### WORK TO DO
Would you write out the listing verbatim and skip every picture in it?

### SOURCE EXCERPT

────────────────

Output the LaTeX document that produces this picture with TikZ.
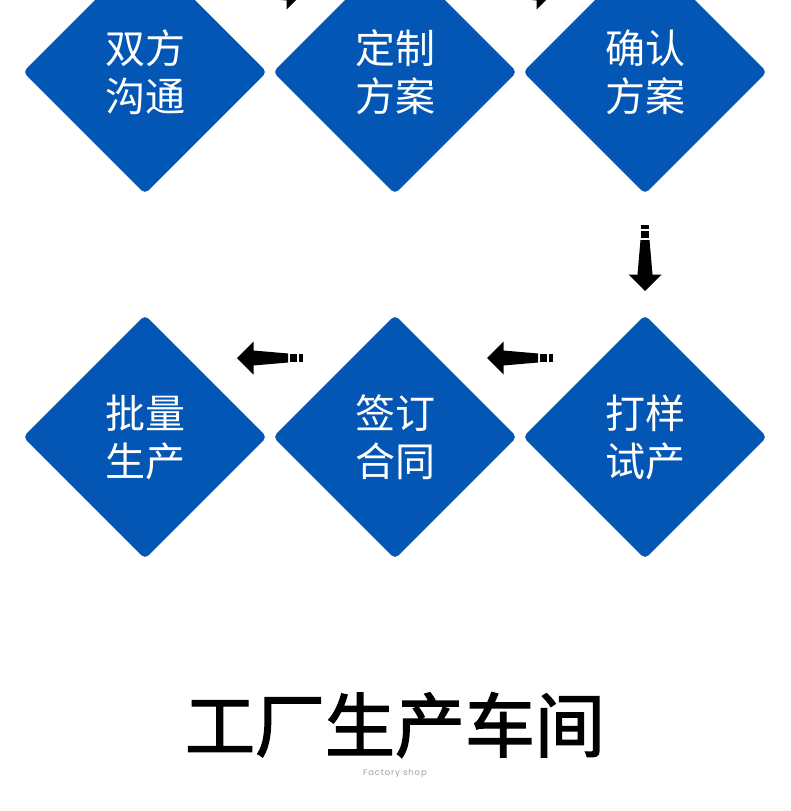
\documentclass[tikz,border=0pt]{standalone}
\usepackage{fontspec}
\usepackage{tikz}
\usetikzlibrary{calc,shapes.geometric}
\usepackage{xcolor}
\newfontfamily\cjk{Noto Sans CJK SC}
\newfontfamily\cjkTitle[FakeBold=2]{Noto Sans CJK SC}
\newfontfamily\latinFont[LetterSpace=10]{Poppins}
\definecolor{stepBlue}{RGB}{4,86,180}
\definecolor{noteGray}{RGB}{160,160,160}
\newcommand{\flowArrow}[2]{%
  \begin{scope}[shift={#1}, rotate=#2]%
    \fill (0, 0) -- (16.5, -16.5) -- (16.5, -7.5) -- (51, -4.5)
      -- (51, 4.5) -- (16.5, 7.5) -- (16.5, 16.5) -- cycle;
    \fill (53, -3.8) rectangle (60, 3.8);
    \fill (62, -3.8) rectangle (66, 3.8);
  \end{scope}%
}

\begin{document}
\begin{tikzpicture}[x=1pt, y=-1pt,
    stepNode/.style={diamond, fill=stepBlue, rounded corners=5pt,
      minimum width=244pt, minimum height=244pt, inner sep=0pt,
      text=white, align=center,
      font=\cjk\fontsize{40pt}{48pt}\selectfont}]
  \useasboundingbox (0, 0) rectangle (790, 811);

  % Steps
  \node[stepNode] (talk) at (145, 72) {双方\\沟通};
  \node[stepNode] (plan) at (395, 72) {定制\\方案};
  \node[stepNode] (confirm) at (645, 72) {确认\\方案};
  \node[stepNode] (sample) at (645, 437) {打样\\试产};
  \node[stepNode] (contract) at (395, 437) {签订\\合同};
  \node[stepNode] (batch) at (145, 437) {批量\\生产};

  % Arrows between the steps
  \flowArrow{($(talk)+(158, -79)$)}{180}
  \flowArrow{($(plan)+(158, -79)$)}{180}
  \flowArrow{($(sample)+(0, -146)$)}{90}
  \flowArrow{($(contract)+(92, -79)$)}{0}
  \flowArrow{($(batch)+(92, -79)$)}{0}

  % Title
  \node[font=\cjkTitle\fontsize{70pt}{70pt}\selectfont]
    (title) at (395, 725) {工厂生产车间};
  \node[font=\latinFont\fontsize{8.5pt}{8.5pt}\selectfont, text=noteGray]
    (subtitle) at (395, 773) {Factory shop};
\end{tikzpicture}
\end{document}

────────────────

### IN RESPONSE
Output the LaTeX document that produces this picture with TikZ.
\documentclass[tikz,border=0pt]{standalone}
\usepackage{fontspec}
\usepackage{tikz}
\usetikzlibrary{calc,shapes.geometric}
\usepackage{xcolor}
\newfontfamily\cjk{Noto Sans CJK SC}
\newfontfamily\cjkTitle[FakeBold=2]{Noto Sans CJK SC}
\newfontfamily\latinFont[LetterSpace=10]{Poppins}
\definecolor{stepBlue}{RGB}{4,86,180}
\definecolor{noteGray}{RGB}{160,160,160}
\newcommand{\flowArrow}[2]{%
  \begin{scope}[shift={#1}, rotate=#2]%
    \fill (0, 0) -- (16.5, -16.5) -- (16.5, -7.5) -- (51, -4.5)
      -- (51, 4.5) -- (16.5, 7.5) -- (16.5, 16.5) -- cycle;
    \fill (53, -3.8) rectangle (60, 3.8);
    \fill (62, -3.8) rectangle (66, 3.8);
  \end{scope}%
}

\begin{document}
\begin{tikzpicture}[x=1pt, y=-1pt,
    stepNode/.style={diamond, fill=stepBlue, rounded corners=5pt,
      minimum width=244pt, minimum height=244pt, inner sep=0pt,
      text=white, align=center,
      font=\cjk\fontsize{40pt}{48pt}\selectfont}]
  \useasboundingbox (0, 0) rectangle (790, 811);

  % Steps
  \node[stepNode] (talk) at (145, 72) {双方\\沟通};
  \node[stepNode] (plan) at (395, 72) {定制\\方案};
  \node[stepNode] (confirm) at (645, 72) {确认\\方案};
  \node[stepNode] (sample) at (645, 437) {打样\\试产};
  \node[stepNode] (contract) at (395, 437) {签订\\合同};
  \node[stepNode] (batch) at (145, 437) {批量\\生产};

  % Arrows between the steps
  \flowArrow{($(talk)+(158, -79)$)}{180}
  \flowArrow{($(plan)+(158, -79)$)}{180}
  \flowArrow{($(sample)+(0, -146)$)}{90}
  \flowArrow{($(contract)+(92, -79)$)}{0}
  \flowArrow{($(batch)+(92, -79)$)}{0}

  % Title
  \node[font=\cjkTitle\fontsize{70pt}{70pt}\selectfont]
    (title) at (395, 725) {工厂生产车间};
  \node[font=\latinFont\fontsize{8.5pt}{8.5pt}\selectfont, text=noteGray]
    (subtitle) at (395, 773) {Factory shop};
\end{tikzpicture}
\end{document}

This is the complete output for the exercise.